**Exercise prompt**:
Copy every line from the material below that holds "this".

** start of Given data **

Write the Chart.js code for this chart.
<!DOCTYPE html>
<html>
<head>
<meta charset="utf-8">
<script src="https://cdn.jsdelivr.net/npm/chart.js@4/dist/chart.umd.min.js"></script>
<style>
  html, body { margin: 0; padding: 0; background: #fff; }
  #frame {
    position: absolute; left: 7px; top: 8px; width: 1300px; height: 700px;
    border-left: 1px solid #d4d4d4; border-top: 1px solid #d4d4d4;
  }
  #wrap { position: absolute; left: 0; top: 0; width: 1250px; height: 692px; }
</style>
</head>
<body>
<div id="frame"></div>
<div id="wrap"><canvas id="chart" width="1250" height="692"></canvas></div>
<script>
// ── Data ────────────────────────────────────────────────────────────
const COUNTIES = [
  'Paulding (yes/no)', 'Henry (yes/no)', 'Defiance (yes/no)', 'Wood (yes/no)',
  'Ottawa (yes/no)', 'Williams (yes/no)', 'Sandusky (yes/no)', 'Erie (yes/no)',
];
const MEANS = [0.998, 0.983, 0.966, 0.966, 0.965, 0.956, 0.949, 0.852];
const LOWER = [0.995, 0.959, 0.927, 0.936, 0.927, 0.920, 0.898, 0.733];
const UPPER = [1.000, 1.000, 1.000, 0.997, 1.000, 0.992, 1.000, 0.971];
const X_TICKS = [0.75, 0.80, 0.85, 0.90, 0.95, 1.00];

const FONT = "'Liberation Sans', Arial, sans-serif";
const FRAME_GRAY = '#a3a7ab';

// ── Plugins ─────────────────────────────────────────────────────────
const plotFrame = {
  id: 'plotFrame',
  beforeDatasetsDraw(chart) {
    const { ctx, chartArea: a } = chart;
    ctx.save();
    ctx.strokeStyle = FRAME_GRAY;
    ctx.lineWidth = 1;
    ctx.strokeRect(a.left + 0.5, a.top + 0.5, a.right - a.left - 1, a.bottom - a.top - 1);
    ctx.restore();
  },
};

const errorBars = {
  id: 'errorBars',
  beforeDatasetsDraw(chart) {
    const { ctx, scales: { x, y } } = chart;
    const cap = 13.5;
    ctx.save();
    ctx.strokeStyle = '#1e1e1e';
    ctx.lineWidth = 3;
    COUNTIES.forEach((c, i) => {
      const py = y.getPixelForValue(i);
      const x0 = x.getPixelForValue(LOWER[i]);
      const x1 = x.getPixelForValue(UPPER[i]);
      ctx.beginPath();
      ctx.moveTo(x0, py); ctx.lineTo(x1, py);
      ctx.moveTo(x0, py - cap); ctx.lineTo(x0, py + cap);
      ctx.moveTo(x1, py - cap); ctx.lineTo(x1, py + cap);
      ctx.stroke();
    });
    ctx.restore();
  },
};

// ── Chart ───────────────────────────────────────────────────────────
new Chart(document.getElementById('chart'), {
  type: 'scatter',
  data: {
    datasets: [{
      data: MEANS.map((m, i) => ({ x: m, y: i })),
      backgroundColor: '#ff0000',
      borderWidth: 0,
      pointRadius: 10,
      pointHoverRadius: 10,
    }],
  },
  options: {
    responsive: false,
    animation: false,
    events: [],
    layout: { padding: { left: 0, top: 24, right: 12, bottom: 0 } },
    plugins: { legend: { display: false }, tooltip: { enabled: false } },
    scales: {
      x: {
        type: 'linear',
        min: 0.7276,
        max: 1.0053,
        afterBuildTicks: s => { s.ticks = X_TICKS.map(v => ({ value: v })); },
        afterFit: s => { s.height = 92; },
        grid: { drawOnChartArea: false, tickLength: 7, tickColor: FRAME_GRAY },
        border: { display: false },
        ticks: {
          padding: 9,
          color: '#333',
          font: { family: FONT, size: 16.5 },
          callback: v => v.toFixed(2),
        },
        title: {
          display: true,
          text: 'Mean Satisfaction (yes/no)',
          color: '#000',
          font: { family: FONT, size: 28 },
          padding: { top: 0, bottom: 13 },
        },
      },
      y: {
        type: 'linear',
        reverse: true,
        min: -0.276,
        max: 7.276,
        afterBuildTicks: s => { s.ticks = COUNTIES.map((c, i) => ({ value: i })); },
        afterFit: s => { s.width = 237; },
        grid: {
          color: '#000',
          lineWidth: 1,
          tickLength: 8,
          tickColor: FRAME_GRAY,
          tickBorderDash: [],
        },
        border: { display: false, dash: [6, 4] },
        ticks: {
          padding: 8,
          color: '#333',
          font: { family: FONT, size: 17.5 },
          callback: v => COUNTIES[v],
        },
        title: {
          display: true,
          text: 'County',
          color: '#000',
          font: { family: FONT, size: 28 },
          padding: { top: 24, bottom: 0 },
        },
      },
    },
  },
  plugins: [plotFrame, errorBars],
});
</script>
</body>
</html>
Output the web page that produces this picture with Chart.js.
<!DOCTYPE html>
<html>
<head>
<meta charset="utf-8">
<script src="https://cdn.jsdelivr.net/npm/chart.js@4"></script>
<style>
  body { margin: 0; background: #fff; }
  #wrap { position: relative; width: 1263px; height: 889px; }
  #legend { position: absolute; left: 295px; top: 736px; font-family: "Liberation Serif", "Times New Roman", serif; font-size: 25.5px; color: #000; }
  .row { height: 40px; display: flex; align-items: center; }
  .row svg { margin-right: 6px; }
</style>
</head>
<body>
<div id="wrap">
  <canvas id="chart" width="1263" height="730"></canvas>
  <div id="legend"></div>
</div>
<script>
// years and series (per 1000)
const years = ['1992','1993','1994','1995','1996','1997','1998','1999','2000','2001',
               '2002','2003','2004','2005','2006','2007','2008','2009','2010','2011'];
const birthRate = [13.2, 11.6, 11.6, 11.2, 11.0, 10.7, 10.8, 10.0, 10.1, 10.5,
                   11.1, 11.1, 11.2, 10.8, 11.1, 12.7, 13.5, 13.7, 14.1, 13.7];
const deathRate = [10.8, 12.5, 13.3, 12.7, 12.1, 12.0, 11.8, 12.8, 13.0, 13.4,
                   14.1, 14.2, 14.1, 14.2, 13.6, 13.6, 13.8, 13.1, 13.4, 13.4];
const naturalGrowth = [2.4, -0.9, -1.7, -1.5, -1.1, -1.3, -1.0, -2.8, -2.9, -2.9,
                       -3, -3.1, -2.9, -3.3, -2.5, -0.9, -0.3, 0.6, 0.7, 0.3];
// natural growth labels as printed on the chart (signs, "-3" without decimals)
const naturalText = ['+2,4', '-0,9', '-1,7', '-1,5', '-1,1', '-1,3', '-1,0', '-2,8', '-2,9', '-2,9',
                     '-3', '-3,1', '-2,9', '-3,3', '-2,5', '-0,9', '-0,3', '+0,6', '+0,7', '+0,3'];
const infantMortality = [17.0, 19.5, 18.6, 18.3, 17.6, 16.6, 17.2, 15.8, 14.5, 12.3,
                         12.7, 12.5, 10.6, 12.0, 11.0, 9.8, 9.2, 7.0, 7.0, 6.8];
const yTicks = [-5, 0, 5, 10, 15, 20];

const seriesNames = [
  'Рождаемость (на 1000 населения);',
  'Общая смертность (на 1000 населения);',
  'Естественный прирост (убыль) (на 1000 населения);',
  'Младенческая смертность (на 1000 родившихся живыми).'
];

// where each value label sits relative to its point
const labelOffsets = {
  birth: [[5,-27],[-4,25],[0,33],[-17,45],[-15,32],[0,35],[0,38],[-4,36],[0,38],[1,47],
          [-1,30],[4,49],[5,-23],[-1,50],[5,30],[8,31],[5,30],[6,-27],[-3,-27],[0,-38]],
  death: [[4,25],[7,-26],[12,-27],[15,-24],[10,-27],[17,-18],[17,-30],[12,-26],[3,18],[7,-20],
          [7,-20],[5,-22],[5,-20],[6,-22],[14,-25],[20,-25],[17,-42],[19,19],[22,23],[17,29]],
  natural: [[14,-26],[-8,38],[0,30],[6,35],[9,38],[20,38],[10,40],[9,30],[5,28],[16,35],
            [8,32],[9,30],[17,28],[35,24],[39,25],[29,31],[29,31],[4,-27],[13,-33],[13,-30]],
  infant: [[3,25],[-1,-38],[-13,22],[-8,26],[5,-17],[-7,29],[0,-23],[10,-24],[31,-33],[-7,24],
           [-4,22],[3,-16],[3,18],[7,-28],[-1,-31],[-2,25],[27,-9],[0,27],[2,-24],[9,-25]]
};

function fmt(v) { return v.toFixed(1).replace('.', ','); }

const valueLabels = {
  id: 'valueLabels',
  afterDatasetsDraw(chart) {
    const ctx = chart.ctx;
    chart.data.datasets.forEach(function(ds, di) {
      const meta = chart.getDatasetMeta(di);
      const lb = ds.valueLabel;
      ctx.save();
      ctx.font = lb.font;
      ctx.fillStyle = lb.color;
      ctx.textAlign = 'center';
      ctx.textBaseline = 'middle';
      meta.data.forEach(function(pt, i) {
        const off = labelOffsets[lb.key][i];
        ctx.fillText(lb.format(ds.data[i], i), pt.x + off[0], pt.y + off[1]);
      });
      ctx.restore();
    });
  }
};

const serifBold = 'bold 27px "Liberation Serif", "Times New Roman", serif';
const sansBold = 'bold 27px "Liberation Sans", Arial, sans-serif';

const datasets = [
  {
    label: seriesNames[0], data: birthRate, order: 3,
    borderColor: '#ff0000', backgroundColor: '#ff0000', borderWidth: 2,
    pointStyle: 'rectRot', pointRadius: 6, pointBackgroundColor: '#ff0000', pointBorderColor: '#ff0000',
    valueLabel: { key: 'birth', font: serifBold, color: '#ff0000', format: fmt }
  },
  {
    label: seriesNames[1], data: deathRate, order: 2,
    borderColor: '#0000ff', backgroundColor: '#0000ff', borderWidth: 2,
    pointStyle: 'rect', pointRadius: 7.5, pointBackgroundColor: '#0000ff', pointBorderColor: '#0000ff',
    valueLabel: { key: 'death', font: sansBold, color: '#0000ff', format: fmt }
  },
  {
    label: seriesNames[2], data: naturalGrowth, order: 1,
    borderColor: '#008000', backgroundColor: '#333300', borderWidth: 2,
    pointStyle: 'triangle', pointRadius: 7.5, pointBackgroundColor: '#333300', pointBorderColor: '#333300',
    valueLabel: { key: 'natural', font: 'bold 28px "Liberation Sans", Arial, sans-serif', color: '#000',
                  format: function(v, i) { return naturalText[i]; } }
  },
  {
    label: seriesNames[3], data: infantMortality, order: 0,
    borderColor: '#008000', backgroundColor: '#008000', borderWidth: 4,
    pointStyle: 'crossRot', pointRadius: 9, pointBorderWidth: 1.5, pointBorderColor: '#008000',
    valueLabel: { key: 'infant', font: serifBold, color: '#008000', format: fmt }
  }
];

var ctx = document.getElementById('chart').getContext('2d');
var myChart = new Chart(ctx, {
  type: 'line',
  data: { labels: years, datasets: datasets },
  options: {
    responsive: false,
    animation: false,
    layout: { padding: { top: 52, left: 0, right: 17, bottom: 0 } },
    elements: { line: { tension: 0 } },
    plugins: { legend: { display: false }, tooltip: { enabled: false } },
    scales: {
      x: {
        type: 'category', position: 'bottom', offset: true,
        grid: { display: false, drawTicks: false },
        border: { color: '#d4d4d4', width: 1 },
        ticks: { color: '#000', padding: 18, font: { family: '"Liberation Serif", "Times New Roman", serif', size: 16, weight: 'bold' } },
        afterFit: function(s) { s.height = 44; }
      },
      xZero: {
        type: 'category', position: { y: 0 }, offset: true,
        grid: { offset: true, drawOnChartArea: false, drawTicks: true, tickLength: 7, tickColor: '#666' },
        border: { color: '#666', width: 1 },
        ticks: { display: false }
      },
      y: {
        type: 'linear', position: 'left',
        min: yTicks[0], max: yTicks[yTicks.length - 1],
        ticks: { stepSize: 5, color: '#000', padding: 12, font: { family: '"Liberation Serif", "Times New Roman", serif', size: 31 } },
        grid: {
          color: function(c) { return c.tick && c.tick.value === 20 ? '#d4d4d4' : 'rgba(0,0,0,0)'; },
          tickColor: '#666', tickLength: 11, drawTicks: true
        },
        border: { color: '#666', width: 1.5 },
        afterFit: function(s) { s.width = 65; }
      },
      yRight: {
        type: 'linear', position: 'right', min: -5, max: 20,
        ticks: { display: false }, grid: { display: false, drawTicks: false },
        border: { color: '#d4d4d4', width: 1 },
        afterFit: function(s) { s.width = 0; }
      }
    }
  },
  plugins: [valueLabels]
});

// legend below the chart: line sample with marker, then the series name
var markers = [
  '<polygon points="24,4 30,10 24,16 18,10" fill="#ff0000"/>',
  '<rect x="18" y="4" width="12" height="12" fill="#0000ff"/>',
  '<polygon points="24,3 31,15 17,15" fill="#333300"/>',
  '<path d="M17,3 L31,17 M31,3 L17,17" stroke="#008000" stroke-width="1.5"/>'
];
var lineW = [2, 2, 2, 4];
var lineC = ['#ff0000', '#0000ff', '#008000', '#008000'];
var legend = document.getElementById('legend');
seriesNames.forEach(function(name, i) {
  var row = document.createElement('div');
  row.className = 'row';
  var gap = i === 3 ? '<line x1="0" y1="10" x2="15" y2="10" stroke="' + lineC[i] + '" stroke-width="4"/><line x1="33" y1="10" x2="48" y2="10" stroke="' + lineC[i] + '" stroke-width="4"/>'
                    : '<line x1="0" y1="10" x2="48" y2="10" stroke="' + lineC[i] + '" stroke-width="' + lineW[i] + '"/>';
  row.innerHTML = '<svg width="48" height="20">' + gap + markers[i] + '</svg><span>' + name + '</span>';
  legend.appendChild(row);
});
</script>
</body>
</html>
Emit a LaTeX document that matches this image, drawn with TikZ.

** end of Given data **

**Exercise solution**:
Write the Chart.js code for this chart.
Output the web page that produces this picture with Chart.js.
Emit a LaTeX document that matches this image, drawn with TikZ.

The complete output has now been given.